Floyd "Jack" Bowling first came to LMU as a student in the fall of 1930. During his four years here he received letters in Basketball and Baseball. He earned All-Smoky Mountain Athletic Conference honors in both sports and was a standout in many games. He also assisted with the football team. For three of his four seasons at LMU he was teammates with future LMU coach and Trustee C. W. Bradley. One interesting irony of this time is the fact that he often ended up playing opposite East Tennessee State standout Dean Bailey, whom Bowling later would help bring to LMU as basketball and baseball coach.
Bowling returned to LMU in 1937 to take over the Railsplitter Basketball and Baseball squads and also as Athletic Director. During his five years at the helm he led the Railsplitters to their first conference victories in both sports (and their first back-to-back titles as well) and effectively put LMU Athletics on "the map". Both teams finished either first or second in the SMAC standings during his coaching tenure.
One basketball highlight of his coaching career was when the Railsplitters traveled to Duke University and beat the Blue Devils 43-39. It was the first non-conference loss by Duke in Indoor Stadium (later named Cameron Indoor stadium after Head Coach Eddie Cameron, who was a friend of Coach Bowling's), their other loss in the building up to that point being to arch-rival North Carolina. An interesting note about the game was that several LMU players had accidentally left their uniforms at home, so Duke Coach Cameron loaned them some of Duke's road uniforms to wear in the contest.
After the attack on Pearl Harbor in 1941, Bowling was called up and left LMU to serve in the Navy after the 1941-42 school year. He was on active duty 42 months and in the Ready Reserve for 21 years. He retired from military service as a Lieutenant Commander.
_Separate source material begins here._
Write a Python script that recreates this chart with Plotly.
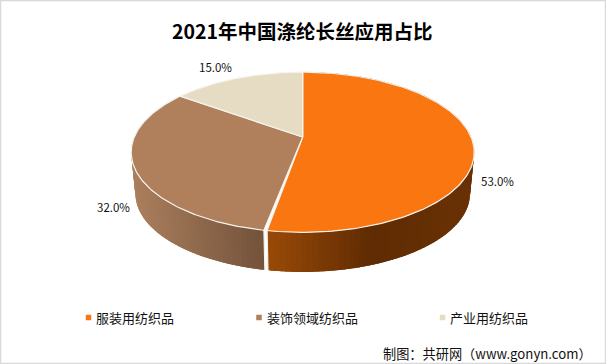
import math
import numpy as np
import plotly.graph_objects as go

# ---- data ----
title_text = "2021年中国涤纶长丝应用占比"
source_text = "制图：共研网（www.gonyn.com）"
categories = ["服装用纺织品", "装饰领域纺织品", "产业用纺织品"]
values = [53.0, 32.0, 15.0]

# ---- style ----
W, H = 606, 364
top_colors = ["#FA7610", "#B07F5B", "#E6DCC3"]
wall_stops = [
    [(266, (156, 76, 8)), (375, (96, 44, 3)), (474, (106, 50, 6))],
    [(135, (170, 126, 93)), (263, (114, 82, 58))],
    [(0, (230, 220, 195)), (606, (230, 220, 195))],
]
FONT = "Noto Sans CJK SC"
APEX = (302.7, 137.0)
SX, SY, K = 168.4, 77.2, 0.19
DEPTH, BOTTOM_SCALE = 42.0, 0.975
trim = [(0.0, 0.9), (0.0, 0.0), (0.0, 0.0)]  # degrees cut from each slice's ends
label_offsets = [(24, 37), (-21, 39), (-22, -11)]
legend_x = [88.5, 259, 442.5]
legend_gap = 5.5
LEGEND_Y = 317.5


def project(deg, bottom=False):
    """Perspective view of a point on the pie's rim; deg runs clockwise from 12 o'clock."""
    a = np.radians(deg)
    X, Y = np.sin(a), np.cos(a)
    d = 1 + K * Y
    x, y = SX * X / d, -SY * Y / d
    if bottom:
        return APEX[0] + BOTTOM_SCALE * x, APEX[1] + DEPTH + BOTTOM_SCALE * y
    return APEX[0] + x, APEX[1] + y


def wall_color(stops, x):
    xs = [s[0] for s in stops]
    rgb = [int(np.interp(x, xs, [s[1][i] for s in stops])) for i in range(3)]
    return "rgb(%d,%d,%d)" % tuple(rgb)


fig = go.Figure()
total = sum(values)
edges = np.cumsum([0] + values) / total * 360

# side walls first; the top faces cover their hidden parts
for i in range(2):  # the third slice's wall is entirely at the back
    a0, a1 = edges[i] + trim[i][0], edges[i + 1] - trim[i][1]
    steps = max(2, int((a1 - a0) / 1.5))
    grid = np.linspace(a0, a1, steps + 1)
    step = grid[1] - grid[0]
    # painted so that each band overlaps its neighbour, leaving no seams
    order = list(zip(grid[:-1], grid[1:]))
    if i == 0:
        order = order[::-1]
    for g0, g1 in order:
        lo = max(a0, g0 - step * 0.6)
        hi = min(a1, g1 + step * 0.6)
        seg = np.linspace(lo, hi, 4)
        tx, ty = project(seg)
        bx, by = project(seg, bottom=True)
        mx, _ = project((g0 + g1) / 2)
        col = wall_color(wall_stops[i], float(mx))
        fig.add_trace(go.Scatter(
            x=list(tx) + list(bx[::-1]), y=list(ty) + list(by[::-1]),
            mode="lines", fill="toself", fillcolor=col,
            line=dict(width=0), hoverinfo="skip", showlegend=False))
    # white edge of the wall at its front cut
    for ang in (a0, a1):
        if 170 < ang < 200:
            tx, ty = project(ang)
            bx, by = project(ang, bottom=True)
            fig.add_trace(go.Scatter(
                x=[tx, bx], y=[ty, by], mode="lines",
                line=dict(color="#F4F0EC", width=1.2),
                hoverinfo="skip", showlegend=False))

# top faces
for i in range(len(values)):
    a0, a1 = edges[i] + trim[i][0], edges[i + 1] - trim[i][1]
    arc = np.linspace(a0, a1, 180)
    ax, ay = project(arc)
    fig.add_trace(go.Scatter(
        x=[APEX[0]] + list(ax) + [APEX[0]], y=[APEX[1]] + list(ay) + [APEX[1]],
        mode="lines", fill="toself", fillcolor=top_colors[i],
        line=dict(color="#F6F3EF", width=1.2), hoverinfo="skip", showlegend=False))

# percentage labels
for i, v in enumerate(values):
    mid = (edges[i] + edges[i + 1]) / 2
    mx, my = project(mid)
    fig.add_annotation(x=mx + label_offsets[i][0], y=my + label_offsets[i][1],
                       text=f"{v:.1f}%", showarrow=False,
                       font=dict(family=FONT, size=11.5, color="#111111"))

# legend
for i, name in enumerate(categories):
    fig.add_trace(go.Scatter(
        x=[legend_x[i]], y=[LEGEND_Y], mode="markers", name=name,
        marker=dict(symbol="square", size=5.5, color=top_colors[i]),
        hoverinfo="skip", showlegend=False))
    fig.add_annotation(x=legend_x[i] + legend_gap, y=LEGEND_Y, xanchor="left",
                       text=name, showarrow=False,
                       font=dict(family=FONT, size=13, color="#111111"))

fig.add_annotation(x=302, y=30, text=f"<b>{title_text}</b>", showarrow=False,
                   font=dict(family=FONT, size=19.5, color="#000000"))
fig.add_annotation(x=594, y=353, xanchor="right", text=source_text, showarrow=False,
                   font=dict(family=FONT, size=13.2, color="#111111"))

fig.update_layout(
    width=W, height=H, margin=dict(l=0, r=0, t=0, b=0),
    paper_bgcolor="white", plot_bgcolor="white", showlegend=False,
    xaxis=dict(range=[0, W], visible=False, fixedrange=True),
    yaxis=dict(range=[H, 0], visible=False, fixedrange=True),
    shapes=[dict(type="rect", x0=0.5, y0=0.5, x1=W - 0.5, y1=H - 0.5,
                 line=dict(color="#D9D9D9", width=1.5))],
)
fig.write_html("out.html", config={"displayModeBar": False},
               post_script="document.body.style.margin='0';document.documentElement.style.overflow='hidden';")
He later returned to LMU after the war as a Math Professor and later held several administrative posts in addition to his teaching duties. In 1957, he started a high school math contest that is currently still held annually by the Tennessee Math Teachers Association.
One of his protégés during this period was Herman Matthews, who later returned to LMU as a Math Professor and who originated the Scripps-Howard Computer Football Rankings, one of the first computer ranking systems for sports. The Scripps-Howard Poll was used by the NCAA as one of the BCS polling systems until the 2002 football season.
After the 1958-59 school season, Bowling left LMU to become the Dean of Students at Tennessee Wesleyan College in Athens, TN, and to teach Math there. He worked at TN Wesleyan until his retirement in the 1990's. TN Wesleyan named their new baseball field Jack Bowling Field in his honor. Their all-sports banquet is also named for him.
He also at various times was President of the Volunteer State Athletic Conference and its follower, the Tennessee Valley Athletic Conference. Bowling also was on several NAIA Athletic Committees and was widely known and respected around the college athletics world. He is a member of the NAIA National Hall-of-Fame in addition to halls of fame at LMU and Tennessee Wesleyan.
Bowling was also a founding member (and one of the first inductees) of the LMU Athletics Hall-of-Fame and was still an advisor to that committee until his death in 2009 at the age of 98.